— BEGIN Material provided —

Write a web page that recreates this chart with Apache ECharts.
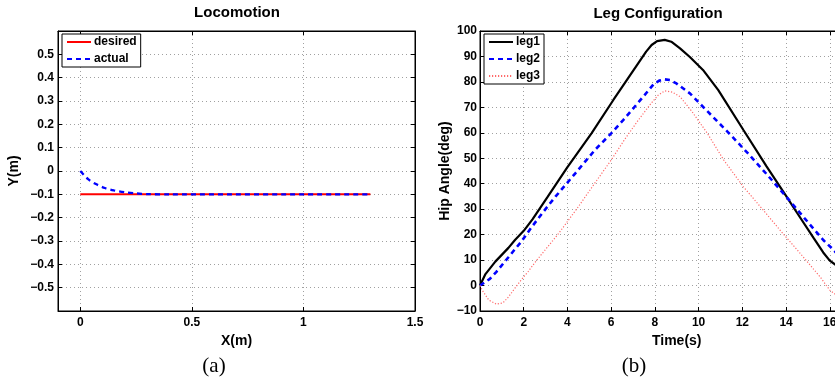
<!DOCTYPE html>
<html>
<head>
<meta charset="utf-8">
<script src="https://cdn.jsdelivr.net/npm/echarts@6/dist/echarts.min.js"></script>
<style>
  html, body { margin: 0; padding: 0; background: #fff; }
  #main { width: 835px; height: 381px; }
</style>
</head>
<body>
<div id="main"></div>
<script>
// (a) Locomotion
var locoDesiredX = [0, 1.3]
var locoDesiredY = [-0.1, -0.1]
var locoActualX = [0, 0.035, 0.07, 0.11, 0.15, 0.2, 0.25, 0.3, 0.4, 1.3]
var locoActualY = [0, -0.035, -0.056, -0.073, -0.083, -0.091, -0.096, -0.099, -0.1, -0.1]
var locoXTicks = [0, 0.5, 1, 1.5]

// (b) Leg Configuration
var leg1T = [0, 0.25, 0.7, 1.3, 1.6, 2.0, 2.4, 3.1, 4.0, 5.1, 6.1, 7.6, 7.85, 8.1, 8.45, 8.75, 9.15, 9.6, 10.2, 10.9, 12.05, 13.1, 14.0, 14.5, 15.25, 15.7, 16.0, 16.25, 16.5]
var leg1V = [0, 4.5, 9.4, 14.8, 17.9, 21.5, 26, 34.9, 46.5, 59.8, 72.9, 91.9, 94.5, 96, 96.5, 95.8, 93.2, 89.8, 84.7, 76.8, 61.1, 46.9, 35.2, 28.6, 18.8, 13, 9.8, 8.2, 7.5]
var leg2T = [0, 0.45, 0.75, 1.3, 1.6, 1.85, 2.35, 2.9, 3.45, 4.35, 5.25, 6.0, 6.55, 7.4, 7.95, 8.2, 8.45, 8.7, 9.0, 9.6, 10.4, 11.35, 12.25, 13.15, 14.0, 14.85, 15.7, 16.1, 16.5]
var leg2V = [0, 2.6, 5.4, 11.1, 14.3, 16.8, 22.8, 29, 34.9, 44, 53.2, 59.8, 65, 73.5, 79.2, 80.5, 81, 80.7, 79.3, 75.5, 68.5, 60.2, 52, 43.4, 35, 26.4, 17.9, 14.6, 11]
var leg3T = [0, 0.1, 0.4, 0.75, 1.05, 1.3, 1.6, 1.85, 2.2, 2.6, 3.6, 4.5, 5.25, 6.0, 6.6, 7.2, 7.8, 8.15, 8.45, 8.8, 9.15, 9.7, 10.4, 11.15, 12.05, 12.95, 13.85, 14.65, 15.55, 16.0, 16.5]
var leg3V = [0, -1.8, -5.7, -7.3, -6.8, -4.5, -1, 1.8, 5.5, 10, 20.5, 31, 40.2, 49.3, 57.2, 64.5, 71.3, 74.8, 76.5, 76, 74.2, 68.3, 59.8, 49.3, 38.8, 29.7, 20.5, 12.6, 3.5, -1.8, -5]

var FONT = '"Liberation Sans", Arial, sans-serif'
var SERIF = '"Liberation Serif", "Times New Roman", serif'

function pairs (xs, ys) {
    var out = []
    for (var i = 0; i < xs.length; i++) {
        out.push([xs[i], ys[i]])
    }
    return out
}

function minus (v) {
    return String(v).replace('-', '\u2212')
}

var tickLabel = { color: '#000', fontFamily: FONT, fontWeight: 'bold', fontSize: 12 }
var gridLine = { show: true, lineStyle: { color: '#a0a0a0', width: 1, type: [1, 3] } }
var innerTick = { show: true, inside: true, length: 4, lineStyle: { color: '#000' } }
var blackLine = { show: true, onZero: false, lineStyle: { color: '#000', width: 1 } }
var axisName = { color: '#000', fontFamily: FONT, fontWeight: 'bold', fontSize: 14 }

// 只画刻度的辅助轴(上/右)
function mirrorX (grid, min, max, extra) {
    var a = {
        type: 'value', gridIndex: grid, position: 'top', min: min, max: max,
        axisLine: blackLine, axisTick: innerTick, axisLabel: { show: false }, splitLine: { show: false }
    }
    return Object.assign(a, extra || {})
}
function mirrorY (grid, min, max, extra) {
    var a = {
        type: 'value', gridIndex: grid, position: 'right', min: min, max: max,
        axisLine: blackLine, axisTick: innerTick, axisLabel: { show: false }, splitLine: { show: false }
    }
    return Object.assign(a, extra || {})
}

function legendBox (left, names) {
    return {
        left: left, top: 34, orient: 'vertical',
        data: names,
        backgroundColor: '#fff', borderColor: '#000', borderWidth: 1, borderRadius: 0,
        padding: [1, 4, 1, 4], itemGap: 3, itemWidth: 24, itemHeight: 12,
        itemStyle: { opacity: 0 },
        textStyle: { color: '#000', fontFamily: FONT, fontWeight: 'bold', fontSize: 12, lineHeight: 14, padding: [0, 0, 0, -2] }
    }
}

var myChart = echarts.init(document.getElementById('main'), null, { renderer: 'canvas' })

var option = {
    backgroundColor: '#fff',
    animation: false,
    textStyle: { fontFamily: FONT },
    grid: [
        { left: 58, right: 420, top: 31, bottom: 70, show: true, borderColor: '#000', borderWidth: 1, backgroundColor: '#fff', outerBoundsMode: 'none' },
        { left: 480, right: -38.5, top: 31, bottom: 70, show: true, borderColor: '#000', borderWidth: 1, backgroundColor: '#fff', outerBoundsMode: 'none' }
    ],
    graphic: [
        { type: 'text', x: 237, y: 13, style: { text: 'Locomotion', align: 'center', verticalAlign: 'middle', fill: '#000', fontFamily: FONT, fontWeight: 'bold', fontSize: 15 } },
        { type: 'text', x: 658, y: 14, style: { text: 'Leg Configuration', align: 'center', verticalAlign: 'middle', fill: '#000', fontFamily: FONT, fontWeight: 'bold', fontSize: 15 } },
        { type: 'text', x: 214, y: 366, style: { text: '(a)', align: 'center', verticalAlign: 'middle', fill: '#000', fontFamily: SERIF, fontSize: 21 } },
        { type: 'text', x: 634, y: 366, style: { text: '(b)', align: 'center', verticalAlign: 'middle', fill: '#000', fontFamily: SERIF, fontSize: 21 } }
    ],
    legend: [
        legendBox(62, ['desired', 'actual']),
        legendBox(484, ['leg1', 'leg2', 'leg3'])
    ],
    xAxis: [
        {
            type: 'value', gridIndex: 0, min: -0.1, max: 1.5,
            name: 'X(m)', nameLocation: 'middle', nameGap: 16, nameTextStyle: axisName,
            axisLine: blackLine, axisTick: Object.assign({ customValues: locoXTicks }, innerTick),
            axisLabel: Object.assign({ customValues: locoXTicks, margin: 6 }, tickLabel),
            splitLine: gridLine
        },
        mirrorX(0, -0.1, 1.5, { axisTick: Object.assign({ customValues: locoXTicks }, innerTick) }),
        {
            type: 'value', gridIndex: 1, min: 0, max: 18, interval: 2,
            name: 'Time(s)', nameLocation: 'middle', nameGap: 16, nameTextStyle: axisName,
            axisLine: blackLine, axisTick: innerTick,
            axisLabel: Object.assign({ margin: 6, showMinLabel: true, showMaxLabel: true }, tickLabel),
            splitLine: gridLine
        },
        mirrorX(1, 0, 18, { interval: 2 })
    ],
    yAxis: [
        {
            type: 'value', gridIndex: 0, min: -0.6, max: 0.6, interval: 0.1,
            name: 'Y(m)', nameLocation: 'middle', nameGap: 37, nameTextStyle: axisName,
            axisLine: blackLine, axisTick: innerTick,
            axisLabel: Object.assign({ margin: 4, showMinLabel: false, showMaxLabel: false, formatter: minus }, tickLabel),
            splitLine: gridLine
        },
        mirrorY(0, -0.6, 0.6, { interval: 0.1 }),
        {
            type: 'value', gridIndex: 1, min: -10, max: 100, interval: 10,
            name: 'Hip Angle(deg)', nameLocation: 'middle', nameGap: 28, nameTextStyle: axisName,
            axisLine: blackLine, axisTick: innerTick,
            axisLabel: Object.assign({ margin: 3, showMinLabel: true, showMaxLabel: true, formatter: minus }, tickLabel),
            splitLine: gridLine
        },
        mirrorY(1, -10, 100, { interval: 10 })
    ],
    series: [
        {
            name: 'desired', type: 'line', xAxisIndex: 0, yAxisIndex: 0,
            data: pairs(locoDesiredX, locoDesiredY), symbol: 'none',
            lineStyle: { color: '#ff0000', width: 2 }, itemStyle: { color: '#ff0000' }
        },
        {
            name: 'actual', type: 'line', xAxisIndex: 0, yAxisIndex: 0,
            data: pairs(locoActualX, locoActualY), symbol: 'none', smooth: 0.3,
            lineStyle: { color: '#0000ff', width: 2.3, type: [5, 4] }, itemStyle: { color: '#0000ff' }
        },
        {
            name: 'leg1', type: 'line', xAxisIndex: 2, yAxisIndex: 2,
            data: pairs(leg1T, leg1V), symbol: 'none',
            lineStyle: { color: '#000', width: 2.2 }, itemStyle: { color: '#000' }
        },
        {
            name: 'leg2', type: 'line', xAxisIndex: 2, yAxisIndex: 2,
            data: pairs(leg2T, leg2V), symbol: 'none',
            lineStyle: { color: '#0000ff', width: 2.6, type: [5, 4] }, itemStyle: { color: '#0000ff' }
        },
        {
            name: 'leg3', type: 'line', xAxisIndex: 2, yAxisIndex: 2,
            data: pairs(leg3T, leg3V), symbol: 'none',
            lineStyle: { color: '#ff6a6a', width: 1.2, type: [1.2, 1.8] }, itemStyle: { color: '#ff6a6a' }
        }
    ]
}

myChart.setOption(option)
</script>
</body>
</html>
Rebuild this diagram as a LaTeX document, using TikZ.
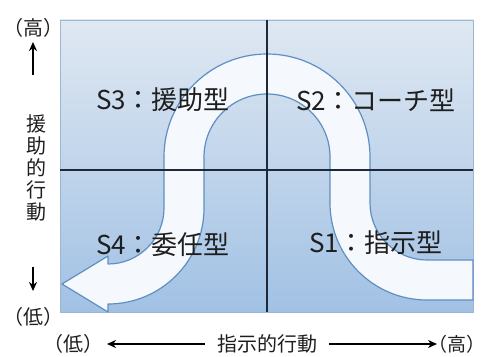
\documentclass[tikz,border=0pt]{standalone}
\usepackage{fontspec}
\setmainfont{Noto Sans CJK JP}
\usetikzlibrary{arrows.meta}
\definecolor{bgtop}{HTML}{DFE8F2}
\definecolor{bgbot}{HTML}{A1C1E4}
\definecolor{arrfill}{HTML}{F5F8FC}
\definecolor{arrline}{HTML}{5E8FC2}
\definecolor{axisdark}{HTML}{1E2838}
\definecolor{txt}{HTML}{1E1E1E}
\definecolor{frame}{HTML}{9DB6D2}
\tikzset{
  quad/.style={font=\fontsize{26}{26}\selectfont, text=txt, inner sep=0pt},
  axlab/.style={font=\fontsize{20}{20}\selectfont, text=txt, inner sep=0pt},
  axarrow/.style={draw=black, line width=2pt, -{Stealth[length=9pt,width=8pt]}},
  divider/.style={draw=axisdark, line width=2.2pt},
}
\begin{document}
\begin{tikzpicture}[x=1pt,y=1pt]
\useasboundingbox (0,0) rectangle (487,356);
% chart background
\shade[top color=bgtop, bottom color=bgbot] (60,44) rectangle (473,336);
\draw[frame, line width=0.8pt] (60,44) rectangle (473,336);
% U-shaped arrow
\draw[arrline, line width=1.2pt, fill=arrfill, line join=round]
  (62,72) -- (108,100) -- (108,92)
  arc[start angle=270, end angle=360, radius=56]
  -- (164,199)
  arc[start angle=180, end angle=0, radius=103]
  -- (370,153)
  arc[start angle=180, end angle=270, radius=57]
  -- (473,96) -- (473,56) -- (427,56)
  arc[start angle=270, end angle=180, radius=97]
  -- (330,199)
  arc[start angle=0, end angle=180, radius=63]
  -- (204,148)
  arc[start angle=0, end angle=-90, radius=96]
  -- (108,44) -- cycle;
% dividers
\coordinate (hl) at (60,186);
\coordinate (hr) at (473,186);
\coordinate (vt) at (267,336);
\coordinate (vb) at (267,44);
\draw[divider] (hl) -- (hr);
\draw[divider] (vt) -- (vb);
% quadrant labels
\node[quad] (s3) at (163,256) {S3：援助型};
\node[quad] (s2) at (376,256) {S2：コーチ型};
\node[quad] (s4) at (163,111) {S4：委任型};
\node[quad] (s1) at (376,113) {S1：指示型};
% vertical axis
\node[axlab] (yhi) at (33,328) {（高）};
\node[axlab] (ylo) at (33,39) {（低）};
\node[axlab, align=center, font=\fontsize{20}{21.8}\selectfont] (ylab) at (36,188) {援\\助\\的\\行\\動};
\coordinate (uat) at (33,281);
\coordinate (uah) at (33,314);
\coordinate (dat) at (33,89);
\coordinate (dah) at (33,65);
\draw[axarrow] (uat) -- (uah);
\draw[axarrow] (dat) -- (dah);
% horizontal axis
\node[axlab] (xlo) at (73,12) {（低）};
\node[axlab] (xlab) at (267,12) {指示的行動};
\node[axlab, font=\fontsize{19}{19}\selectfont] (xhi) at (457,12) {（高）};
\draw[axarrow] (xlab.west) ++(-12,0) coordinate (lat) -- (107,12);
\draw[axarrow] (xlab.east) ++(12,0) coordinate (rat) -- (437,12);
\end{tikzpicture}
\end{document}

— END Material provided —
— BEGIN Material provided —

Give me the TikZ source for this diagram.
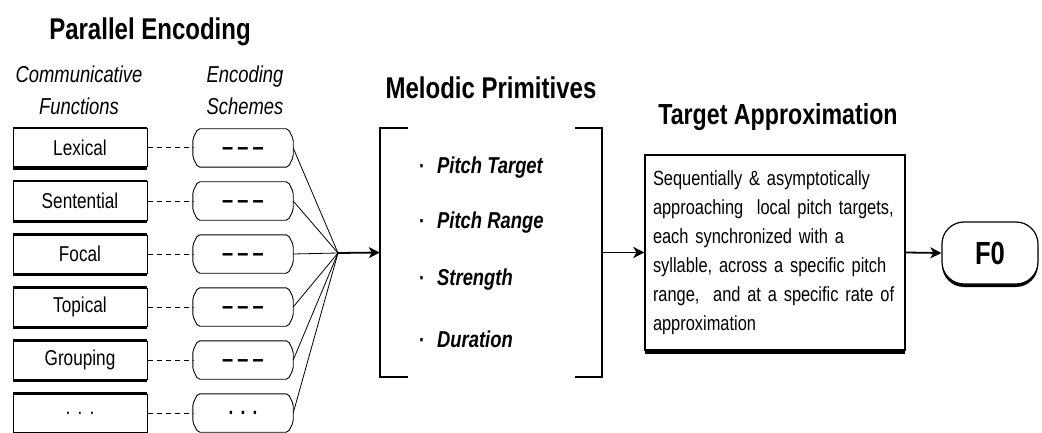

— END Material provided —

** What you have to do **
Transcribe, leaving out pictures, each line from the one containing "Write a web" through the one containing "var locoXTicks = [0, 0.5, 1, 1.5]".

** Result **
Write a web page that recreates this chart with Apache ECharts.
<!DOCTYPE html>
<html>
<head>
<meta charset="utf-8">
<script src="https://cdn.jsdelivr.net/npm/echarts@6/dist/echarts.min.js"></script>
<style>
  html, body { margin: 0; padding: 0; background: #fff; }
  #main { width: 835px; height: 381px; }
</style>
</head>
<body>
<div id="main"></div>
<script>
// (a) Locomotion
var locoDesiredX = [0, 1.3]
var locoDesiredY = [-0.1, -0.1]
var locoActualX = [0, 0.035, 0.07, 0.11, 0.15, 0.2, 0.25, 0.3, 0.4, 1.3]
var locoActualY = [0, -0.035, -0.056, -0.073, -0.083, -0.091, -0.096, -0.099, -0.1, -0.1]
var locoXTicks = [0, 0.5, 1, 1.5]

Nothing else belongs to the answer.